9. A location identification method that uses a location identification device that identifies a location where the device itself is present, the method comprising:
estimating the location of the device itself using a location estimation unit;
acquiring a beacon location using a beacon location acquisition unit, based on a signal received from a beacon that emits a carrier wave carrying the signal, the beacon location being a location within a range of a carrier wave emission performed by the beacon; and
calculating, using a location identification unit, a location indicated by a weighted average of an estimated location, which is a location estimated by the location estimation unit, and the beacon location, while taking a weighted value which becomes greater as a

range of the carrier wave emission performed by the beacon becomes narrower, as a weight of the beacon location acquired by the beacon location acquisition unit, and identifying the location indicated by the weighted average as a location of the device itself.

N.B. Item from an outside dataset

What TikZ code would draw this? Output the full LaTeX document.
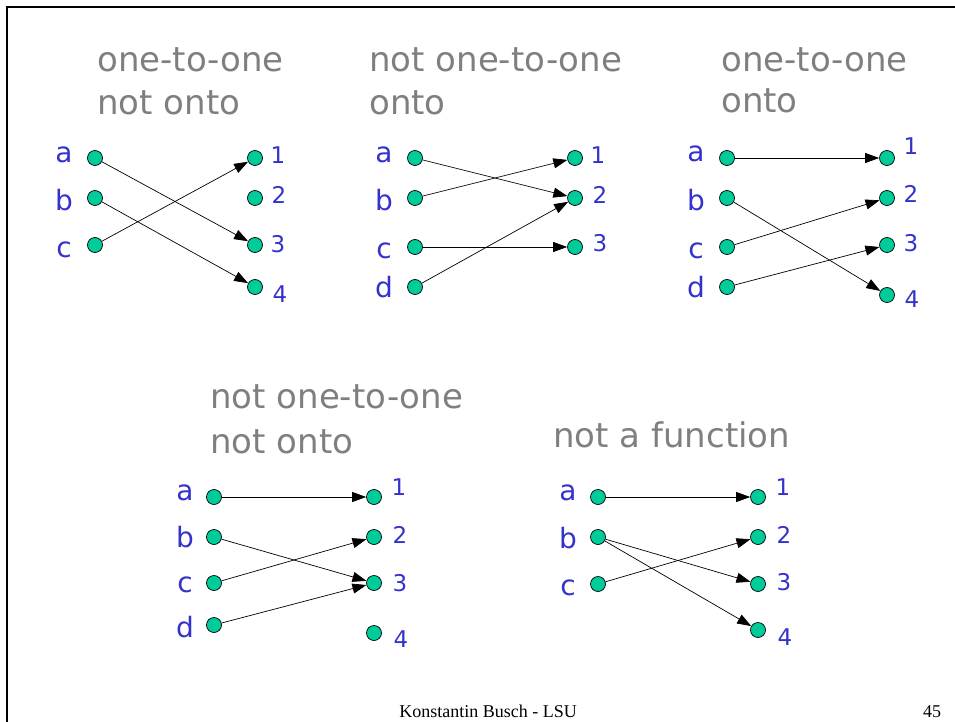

10. A program that causes a location identification device that identifies a location where the device itself is present, to function as:
a location estimation unit that estimates the location of the device itself;
a beacon location acquisition unit that acquires a beacon location based on a signal received from a beacon, the beacon emitting a carrier wave carrying the signal, the beacon location being a location within a range of a carrier wave emission performed by the beacon; and
a location identification unit that calculates a location indicated by a weighted average of an estimated location, which is a location estimated by the location estimation unit, and the beacon location, while taking a weighted value which becomes greater as a range of the carrier wave emission performed by the beacon becomes narrower, as a weight of the beacon location acquired by the beacon location acquisition unit, and identifies the location indicated by the weighted average as a location of the device itself.